The Mountain West is the second major collegiate league to postpone their football season, following the Mid-American Conference, which made their decision this past Saturday. The two conferences are among 10 that comprise the Football Bowl Subdivision.
Meanwhile, leaders from what is known as the Power 5, which are the Big 12, Big 10, Pac-12, SEC and ACC, have been discussing the upcoming season. The potential of postponing the season has prompted a number of top players and coaches to push for universities to allow play this fall, despite concerns over the coronavirus.

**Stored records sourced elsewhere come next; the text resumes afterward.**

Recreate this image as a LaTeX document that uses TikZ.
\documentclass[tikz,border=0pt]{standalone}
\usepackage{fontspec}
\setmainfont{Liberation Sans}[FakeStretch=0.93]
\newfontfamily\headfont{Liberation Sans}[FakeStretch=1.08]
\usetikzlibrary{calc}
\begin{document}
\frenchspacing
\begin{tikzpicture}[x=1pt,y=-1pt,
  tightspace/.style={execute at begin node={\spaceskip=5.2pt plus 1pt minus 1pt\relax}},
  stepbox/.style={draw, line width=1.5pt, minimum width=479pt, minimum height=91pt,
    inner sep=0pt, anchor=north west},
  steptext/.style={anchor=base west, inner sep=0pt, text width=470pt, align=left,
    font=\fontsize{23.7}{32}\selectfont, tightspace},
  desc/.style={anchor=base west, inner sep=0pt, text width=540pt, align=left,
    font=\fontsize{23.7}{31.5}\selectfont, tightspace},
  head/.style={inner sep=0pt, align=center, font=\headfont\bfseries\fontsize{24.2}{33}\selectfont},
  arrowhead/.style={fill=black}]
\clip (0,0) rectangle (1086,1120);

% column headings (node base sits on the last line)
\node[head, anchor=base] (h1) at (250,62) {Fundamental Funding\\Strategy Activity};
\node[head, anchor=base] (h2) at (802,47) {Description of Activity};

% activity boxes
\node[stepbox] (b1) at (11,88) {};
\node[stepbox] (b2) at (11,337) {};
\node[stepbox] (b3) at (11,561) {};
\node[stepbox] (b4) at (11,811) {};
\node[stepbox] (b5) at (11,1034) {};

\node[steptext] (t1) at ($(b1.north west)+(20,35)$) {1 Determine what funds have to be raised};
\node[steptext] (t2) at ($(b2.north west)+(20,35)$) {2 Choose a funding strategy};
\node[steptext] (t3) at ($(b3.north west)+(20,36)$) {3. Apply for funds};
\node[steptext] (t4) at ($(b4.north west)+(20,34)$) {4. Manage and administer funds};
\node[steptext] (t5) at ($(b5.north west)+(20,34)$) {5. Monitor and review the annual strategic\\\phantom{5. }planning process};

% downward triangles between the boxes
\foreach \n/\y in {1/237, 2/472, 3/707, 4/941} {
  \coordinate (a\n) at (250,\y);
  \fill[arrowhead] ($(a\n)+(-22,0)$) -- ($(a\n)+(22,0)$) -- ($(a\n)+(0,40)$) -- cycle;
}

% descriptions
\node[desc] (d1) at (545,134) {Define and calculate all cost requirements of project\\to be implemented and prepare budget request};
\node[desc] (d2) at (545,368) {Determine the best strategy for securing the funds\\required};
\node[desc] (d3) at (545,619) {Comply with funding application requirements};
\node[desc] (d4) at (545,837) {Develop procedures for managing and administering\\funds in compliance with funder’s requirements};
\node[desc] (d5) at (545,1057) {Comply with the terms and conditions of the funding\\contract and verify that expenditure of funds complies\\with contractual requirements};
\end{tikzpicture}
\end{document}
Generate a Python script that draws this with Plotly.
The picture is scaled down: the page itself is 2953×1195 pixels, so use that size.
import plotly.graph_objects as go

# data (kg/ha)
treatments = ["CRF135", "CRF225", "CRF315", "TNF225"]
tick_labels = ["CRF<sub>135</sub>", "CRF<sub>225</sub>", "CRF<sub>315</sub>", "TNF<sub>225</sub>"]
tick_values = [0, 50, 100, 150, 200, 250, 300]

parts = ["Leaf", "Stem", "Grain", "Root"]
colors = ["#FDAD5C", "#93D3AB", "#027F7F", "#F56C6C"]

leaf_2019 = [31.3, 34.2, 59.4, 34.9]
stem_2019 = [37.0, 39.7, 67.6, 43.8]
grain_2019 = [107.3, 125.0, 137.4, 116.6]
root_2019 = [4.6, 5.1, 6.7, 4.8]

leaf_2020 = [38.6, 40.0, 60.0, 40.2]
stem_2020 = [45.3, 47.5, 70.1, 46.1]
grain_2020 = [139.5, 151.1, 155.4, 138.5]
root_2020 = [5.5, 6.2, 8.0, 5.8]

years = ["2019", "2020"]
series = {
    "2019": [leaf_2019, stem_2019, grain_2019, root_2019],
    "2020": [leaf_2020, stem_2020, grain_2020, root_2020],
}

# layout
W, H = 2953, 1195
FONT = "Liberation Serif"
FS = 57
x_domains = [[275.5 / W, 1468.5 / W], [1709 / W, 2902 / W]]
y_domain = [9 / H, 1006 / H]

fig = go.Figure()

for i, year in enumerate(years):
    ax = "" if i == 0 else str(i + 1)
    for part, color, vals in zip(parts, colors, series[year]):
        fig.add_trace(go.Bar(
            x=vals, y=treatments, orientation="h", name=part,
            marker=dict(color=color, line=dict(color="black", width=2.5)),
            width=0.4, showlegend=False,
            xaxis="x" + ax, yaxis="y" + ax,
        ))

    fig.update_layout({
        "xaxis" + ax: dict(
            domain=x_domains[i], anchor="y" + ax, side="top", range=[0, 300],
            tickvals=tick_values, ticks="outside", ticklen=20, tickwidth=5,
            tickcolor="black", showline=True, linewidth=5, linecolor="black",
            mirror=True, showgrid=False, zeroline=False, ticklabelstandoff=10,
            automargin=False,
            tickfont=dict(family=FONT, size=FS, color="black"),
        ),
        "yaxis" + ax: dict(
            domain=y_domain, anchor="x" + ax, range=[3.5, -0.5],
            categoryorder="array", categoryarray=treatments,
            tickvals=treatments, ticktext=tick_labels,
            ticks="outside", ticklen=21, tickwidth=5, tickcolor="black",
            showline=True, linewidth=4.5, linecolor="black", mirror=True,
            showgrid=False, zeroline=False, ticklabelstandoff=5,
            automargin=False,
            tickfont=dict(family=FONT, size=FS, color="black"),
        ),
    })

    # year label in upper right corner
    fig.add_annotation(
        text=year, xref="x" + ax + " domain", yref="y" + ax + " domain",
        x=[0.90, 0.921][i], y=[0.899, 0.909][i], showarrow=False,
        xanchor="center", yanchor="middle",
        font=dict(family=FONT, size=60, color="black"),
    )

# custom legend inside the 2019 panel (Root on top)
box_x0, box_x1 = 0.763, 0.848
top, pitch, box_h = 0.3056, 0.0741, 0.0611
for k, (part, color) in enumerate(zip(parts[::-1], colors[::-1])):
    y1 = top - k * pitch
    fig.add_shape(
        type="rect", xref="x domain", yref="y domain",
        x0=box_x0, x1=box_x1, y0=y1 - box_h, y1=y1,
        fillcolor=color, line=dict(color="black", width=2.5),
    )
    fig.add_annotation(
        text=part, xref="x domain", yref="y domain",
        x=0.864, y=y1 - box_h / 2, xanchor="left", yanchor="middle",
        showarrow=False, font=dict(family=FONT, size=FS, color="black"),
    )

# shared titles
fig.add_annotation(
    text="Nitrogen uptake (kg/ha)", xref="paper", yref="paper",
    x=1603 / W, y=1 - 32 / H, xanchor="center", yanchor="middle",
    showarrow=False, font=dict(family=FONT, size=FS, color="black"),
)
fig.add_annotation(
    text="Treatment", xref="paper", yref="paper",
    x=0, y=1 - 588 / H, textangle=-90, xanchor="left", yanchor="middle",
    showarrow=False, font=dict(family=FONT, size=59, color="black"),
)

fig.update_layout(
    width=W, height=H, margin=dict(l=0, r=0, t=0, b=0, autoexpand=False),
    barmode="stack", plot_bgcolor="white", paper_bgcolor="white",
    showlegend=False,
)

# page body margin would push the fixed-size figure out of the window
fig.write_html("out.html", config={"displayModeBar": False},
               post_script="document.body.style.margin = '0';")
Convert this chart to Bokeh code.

“Nothing is more important than the health and well-being of our students, student-athletes, coaches, faculty, staff and overall communities,” said Dr. Mary Papazian, President at San José State University and Chair of the Mountain West Board of Directors, said in a statement announcing the decision. “Through the hard work of many over the past several months, the Conference made every effort to create an opportunity for our student-athletes to compete, and we empathize with the disappointment this creates for everyone associated with our programs. The best interests of our students and student-athletes remain our focus and we will persist in our efforts to forge a viable and responsible path forward.”
Other sports impacted by today’s decision are men’s and women’s cross country, women’s soccer and women’s volleyball (with the exception of the unique circumstances involved with the military service academies).
The Mountain West said in a statement that it will begin to explore the feasibility of rescheduling fall sports competition, including the possibility of those sports competing in the spring, and develop options for consideration.
“Since the start of the pandemic, our membership and staff have been working diligently to prepare for a fall sports season,” said Mountain West Commissioner Craig Thompson. “We were hopeful we could carefully and responsibly conduct competition as originally scheduled with essential protocols in place. However, numerous external factors and unknowns outside our control made this difficult decision necessary. I fully understand the impact of this outcome on our student- athletes, coaches, administrators and staff who work so hard daily to play the sports we all love, and I share in their disappointment. We will continue to navigate this pandemic together, overcome the obstacles and return to intercollegiate athletics at the earliest opportunity.”
Last week, the league announced that all fall competition in the sports of men’s and women’s golf, men’s and women’s tennis, women’s swimming and diving, men’s and women’s indoor track and field, softball and baseball were canceled. At this time, there are ongoing discussions regarding the status of winter sports.
"The power 5 conferences - they have the budgets, they have the money to spend on COVID testing, whereas the smaller conferences and smaller schools probably don't," said Tony Cordasco, a longtime Rebel announcer. He said when it comes to non-power 5 conferences, much of the reasoning for canceling or postponing college football has to do with economics.
"They want them to be safe and secure, yes, but with COVID related illnesses, the players want assurances that even 5 years after they leave the school, all their medical expenses would be taken care of by the school and that turns into a lot of money," said Cordasco.
Cordasco said creating a bubble like the NHL or NBA just isn't feasible with football, professional or college. He doesn't expect a potential pause to impact UNLV's momentum when it comes to the new coaches, training complex and recruiting but that doesn't mean current players won't lose out.
"I always think about the student-athletes or high school athletes where they continue to grow during the off season. They continue to mature, they get bigger, they get stronger, they get faster. And they're going through these periods now and they have to be able to harness that energy into football, into athletics."